Exploratory Data Analysis (EDA) is a crucial step in understanding the data you are working with before applying any models or drawing conclusions. It involves summarizing the main characteristics of a dataset, visualizing patterns, relationships, anomalies, etc. Below are the general steps to perform EDA, often with the help of programming languages like Python or R.

Step 1: Understand Your Dataset

  • Load the dataset and check the first few rows to understand the type of data and the variables present.
  • Identify the types of data: numerical, categorical, ordinal, etc.
  • Get a summary of the data, including the number of observations and variables, missing values, and data types.

Step 2: Summarize the Data

  • Generate descriptive statistics that summarize the central tendency, dispersion, and shape of a dataset’s distribution.
  • For numerical features, calculate measures like mean, median, mode, range, quartiles, variance, and standard deviation.
  • For categorical features, identify unique categories and their frequencies.

Step 3: Handle Missing Data

  • Identify and address missing data.
  • Decide whether to remove or impute missing values depending on the amount and nature of the missing data.

Step 4: Data Visualization

  • Create different types of plots to understand the distribution, relationships, and patterns in the data.
  • Use histograms, boxplots, and kernel density plots for univariate analysis of numerical data.
  • Use bar charts for categorical data.
  • Use scatter plots, pair plots, and correlation matrices to understand bivariate relationships.
  • Consider advanced plotting for multivariate analysis like parallel coordinates plot, 3D plots, etc.

Step 5: Identify Outliers

  • Use visualization and statistical methods to detect outliers.
  • Decide on the treatment of outliers, whether to cap, transform, or remove them.
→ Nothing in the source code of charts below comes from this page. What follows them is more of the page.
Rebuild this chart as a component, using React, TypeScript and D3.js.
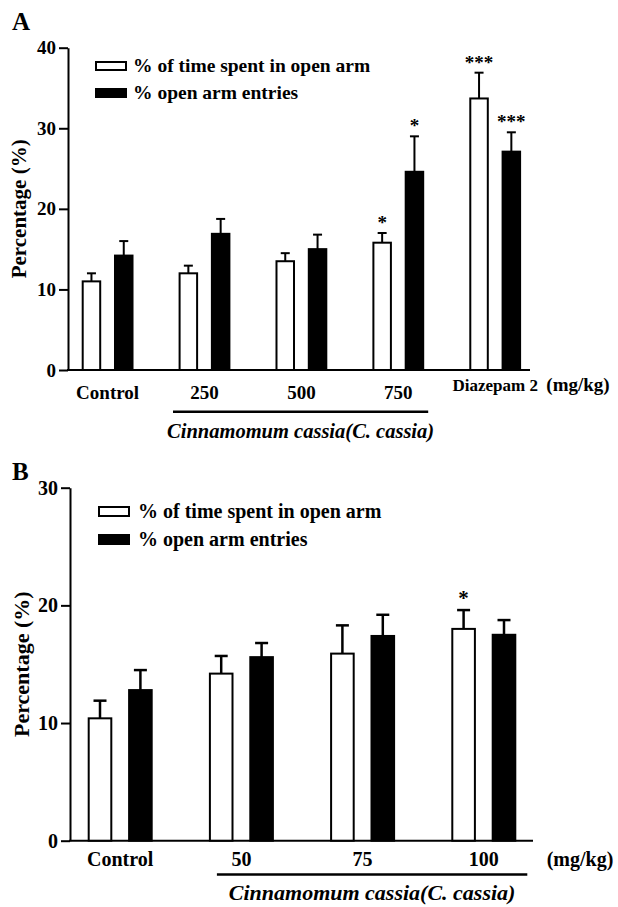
import React, { useRef, useEffect } from 'react'
import * as d3 from 'd3'

// panel A: Cinnamomum cassia doses + diazepam
const catsA = ['Control', '250', '500', '750', 'Diazepam 2']
const timeA = [11.0, 12.0, 13.5, 15.8, 33.7]
const timeErrA = [1.0, 0.95, 1.0, 1.2, 3.2]
const entriesA = [14.2, 16.9, 15.0, 24.6, 27.1]
const entriesErrA = [1.8, 1.85, 1.8, 4.4, 2.4]
const timeSigA = ['', '', '', '*', '***']
const entriesSigA = ['', '', '', '*', '***']
const ticksA = [0, 10, 20, 30, 40]

// panel B: lower doses
const catsB = ['Control', '50', '75', '100']
const timeB = [10.4, 14.2, 15.9, 18.0]
const timeErrB = [1.5, 1.5, 2.4, 1.6]
const entriesB = [12.8, 15.6, 17.4, 17.5]
const entriesErrB = [1.7, 1.2, 1.8, 1.25]
const timeSigB = ['', '', '', '*']
const entriesSigB = ['', '', '', '']
const ticksB = [0, 10, 20, 30]

const legendLabels = ['% of time spent in open arm', '% open arm entries']
const groupLabel = 'Cinnamomum cassia(C. cassia)'
const unitLabel = '(mg/kg)'
const yTitle = 'Percentage (%)'

const FONT = 'Liberation Serif, Tinos, Times New Roman, DejaVu Serif, serif'

const layoutA = {
  letter: 'A', letterY: 30,
  x0: 68, xEnd: 530, y0: 370, yTop: 47.7,
  firstBar: 81.7, lastBar: 521.1, pad: 0.396,
  tick: 9, tickFont: 19, cap: 9, errW: 2,
  labelY: 399, labelFont: 19, smallLabelY: 391, smallFont: 17,
  unitX: 578, unitY: 391,
  lineY: 411.7, lineL: -5.6, lineR: 4, groupTextY: 438, groupFont: 20.5,
  legX: 95, legY: [61, 88], legW: 32, legH: 10, legTextX: 133, legFont: 19.5,
  titleX: 19, titleFont: 21,
  starGap: 4, starFont: 19,
}

const layoutB = {
  letter: 'B', letterY: 480,
  x0: 70, xEnd: 533, y0: 840.7, yTop: 487.7,
  firstBar: 87.7, lastBar: 516.3, pad: 0.391,
  tick: 9, tickFont: 20, cap: 13, errW: 2.5,
  labelY: 866, labelFont: 20, smallLabelY: 866, smallFont: 20,
  unitX: 580, unitY: 866,
  lineY: 874.5, lineL: 8, lineR: 11, groupTextY: 900, groupFont: 22,
  legX: 98, legY: [506, 534], legW: 32, legH: 11, legTextX: 138, legFont: 20,
  titleX: 21, titleFont: 22,
  starGap: 5, starFont: 21,
}

function Panel({ cats, time, timeErr, entries, entriesErr, timeSig, entriesSig, ticks, L }) {
  const gRef = useRef(null)

  useEffect(() => {
    const g = d3.select(gRef.current)
    g.selectAll('*').remove()

    const y = d3.scaleLinear()
      .domain([0, ticks[ticks.length - 1]])
      .range([L.y0, L.yTop])

    const nSlots = cats.length * 3 - 1 // white, black, empty spacer
    const x = d3.scaleBand()
      .domain(d3.range(nSlots))
      .range([L.firstBar, L.lastBar])
      .paddingInner(L.pad)
      .paddingOuter(0)
    const bw = x.bandwidth()

    // y axis
    const yAxis = d3.axisLeft(y).tickValues(ticks).tickSize(L.tick).tickSizeOuter(0).tickPadding(3)
    const ax = g.append('g')
      .attr('transform', `translate(${L.x0},0)`)
      .call(yAxis)
    ax.attr('font-family', null).attr('font-size', null)
    ax.select('.domain').attr('stroke', '#000').attr('stroke-width', 2)
    ax.selectAll('.tick line').attr('stroke', '#000').attr('stroke-width', 2)
    ax.selectAll('.tick text')
      .style('font-family', FONT)
      .style('font-size', L.tickFont + 'px')
      .style('font-weight', 'bold')
      .attr('fill', '#000')

    // x baseline
    g.append('line')
      .attr('x1', L.x0 - 1).attr('x2', L.xEnd)
      .attr('y1', L.y0).attr('y2', L.y0)
      .attr('stroke', '#000').attr('stroke-width', 2)

    const series = [
      { vals: time, err: timeErr, sig: timeSig, fill: '#fff', k: 0 },
      { vals: entries, err: entriesErr, sig: entriesSig, fill: '#000', k: 1 },
    ]

    const txt = (sel, size, extra = {}) => sel
      .style('font-family', FONT)
      .style('font-size', size + 'px')
      .style('font-weight', 'bold')
      .style('font-style', extra.italic ? 'italic' : 'normal')

    series.forEach(s => {
      s.vals.forEach((v, i) => {
        const bx = x(3 * i + s.k)
        const cx = bx + bw / 2
        const top = y(v + s.err[i])
        g.append('line')
          .attr('x1', cx).attr('x2', cx)
          .attr('y1', y(v)).attr('y2', top)
          .attr('stroke', '#000').attr('stroke-width', L.errW)
        g.append('line')
          .attr('x1', cx - L.cap / 2).attr('x2', cx + L.cap / 2)
          .attr('y1', top).attr('y2', top)
          .attr('stroke', '#000').attr('stroke-width', L.errW)
        g.append('rect')
          .attr('x', bx + 1).attr('y', y(v))
          .attr('width', bw - 2).attr('height', L.y0 - y(v))
          .attr('fill', s.fill)
          .attr('stroke', '#000').attr('stroke-width', 2)
        if (s.sig[i]) {
          g.append('text')
            .attr('x', cx).attr('y', top - L.starGap)
            .attr('text-anchor', 'middle')
            .call(txt, L.starFont)
            .text(s.sig[i])
        }
      })
    })

    // category labels
    cats.forEach((c, i) => {
      const cx = (x(3 * i) + x(3 * i + 1) + bw) / 2
      const small = c.length > 7
      g.append('text')
        .attr('x', cx)
        .attr('y', small ? L.smallLabelY : L.labelY)
        .attr('text-anchor', 'middle')
        .call(txt, small ? L.smallFont : L.labelFont)
        .text(c)
    })

    g.append('text')
      .attr('x', L.unitX).attr('y', L.unitY)
      .attr('text-anchor', 'middle')
      .call(txt, L.labelFont)
      .text(unitLabel)

    // bracket line under the cassia doses (groups 1..3)
    const lx1 = x(3) + L.lineL
    const lx2 = x(3 * 3 + 1) + bw + L.lineR
    g.append('line')
      .attr('x1', lx1).attr('x2', lx2)
      .attr('y1', L.lineY).attr('y2', L.lineY)
      .attr('stroke', '#000').attr('stroke-width', 2.5)
    g.append('text')
      .attr('x', (lx1 + lx2) / 2).attr('y', L.groupTextY)
      .attr('text-anchor', 'middle')
      .call(txt, L.groupFont, { italic: true })
      .text(groupLabel)

    // legend
    const fills = ['#fff', '#000']
    legendLabels.forEach((lab, i) => {
      g.append('rect')
        .attr('x', L.legX + 1).attr('y', L.legY[i] + 1)
        .attr('width', L.legW - 2).attr('height', L.legH - 2)
        .attr('fill', fills[i])
        .attr('stroke', '#000').attr('stroke-width', 2)
      g.append('text')
        .attr('x', L.legTextX).attr('y', L.legY[i] + L.legH + 1)
        .call(txt, L.legFont)
        .text(lab)
    })

    // y title
    const midY = (L.y0 + L.yTop) / 2
    g.append('text')
      .attr('transform', `translate(${L.titleX},${midY}) rotate(-90)`)
      .attr('text-anchor', 'middle')
      .attr('dy', '0.35em')
      .call(txt, L.titleFont)
      .text(yTitle)

    // panel letter
    g.append('text')
      .attr('x', 12).attr('y', L.letterY)
      .call(txt, 25)
      .text(L.letter)
  }, [cats, time, timeErr, entries, entriesErr, timeSig, entriesSig, ticks, L])

  return <g ref={gRef} />
}

export default function App() {
  return (
    <svg width="618" height="907" style={{ position: 'absolute', left: 0, top: 0, background: '#fff' }}>
      <rect width="618" height="907" fill="#fff" />
      <Panel cats={catsA} time={timeA} timeErr={timeErrA} entries={entriesA} entriesErr={entriesErrA}
        timeSig={timeSigA} entriesSig={entriesSigA} ticks={ticksA} L={layoutA} />
      <Panel cats={catsB} time={timeB} timeErr={timeErrB} entries={entriesB} entriesErr={entriesErrB}
        timeSig={timeSigB} entriesSig={entriesSigB} ticks={ticksB} L={layoutB} />
    </svg>
  )
}
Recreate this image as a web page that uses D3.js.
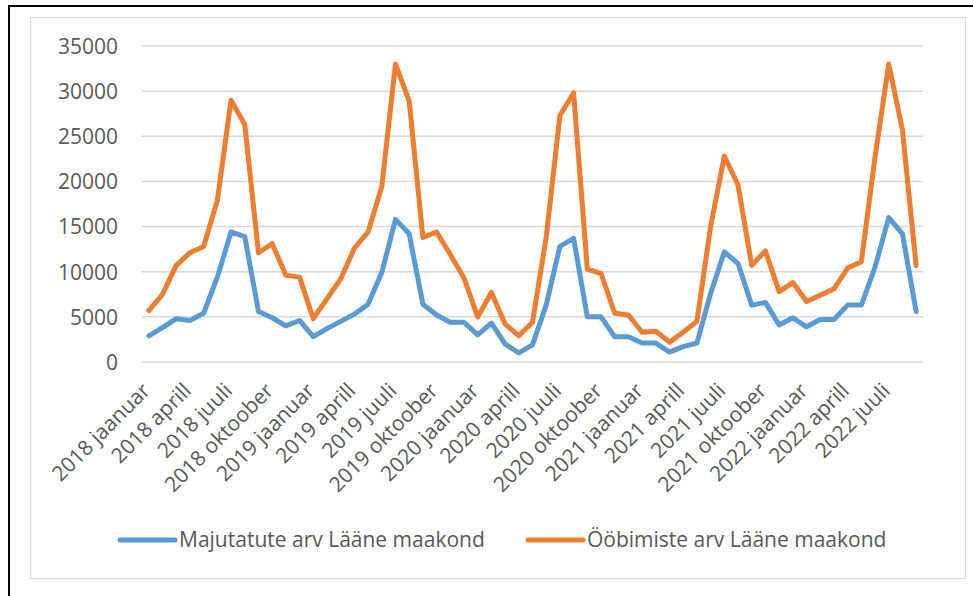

Step 6: Feature Engineering

  • Create new features from existing ones that might better represent the underlying patterns in the data.
  • Perform encoding for categorical variables.
  • Perform transformations on skewed features.

Step 7: Test Hypotheses

  • Formulate hypotheses based on domain knowledge and use statistical tests to validate them.

Tools for EDA

  • Python libraries: pandas, NumPy, matplotlib, seaborn, plotly, etc.
  • R packages: ggplot2, dplyr, tidyr, etc.

Example: Python EDA with Pandas and Seaborn

Here is a very basic example using Python with Pandas and Seaborn.

import pandas as pd
import seaborn as sns
import matplotlib.pyplot as plt

# Load dataset
data = pd.read_csv('your_dataset.csv')

# View summary of data
print(data.info())
print(data.describe())
print(data.head())

# Visualize the distribution of numerical variables
sns.histplot(data['numerical_variable_1'])
plt.show()

# Visualize the counts of categorical variables
sns.countplot(y=data['categorical_variable_1'])
plt.show()

# Visualize relationships between variables
sns.pairplot(data)
plt.show()

# Correlation matrix
corr_matrix = data.corr()
sns.heatmap(corr_matrix, annot=True, cmap='coolwarm')
plt.show()

This example is quite generic; real-world EDA would involve much more in-depth analysis, exploration, and feature engineering, often customized to the specific dataset and the problem at hand.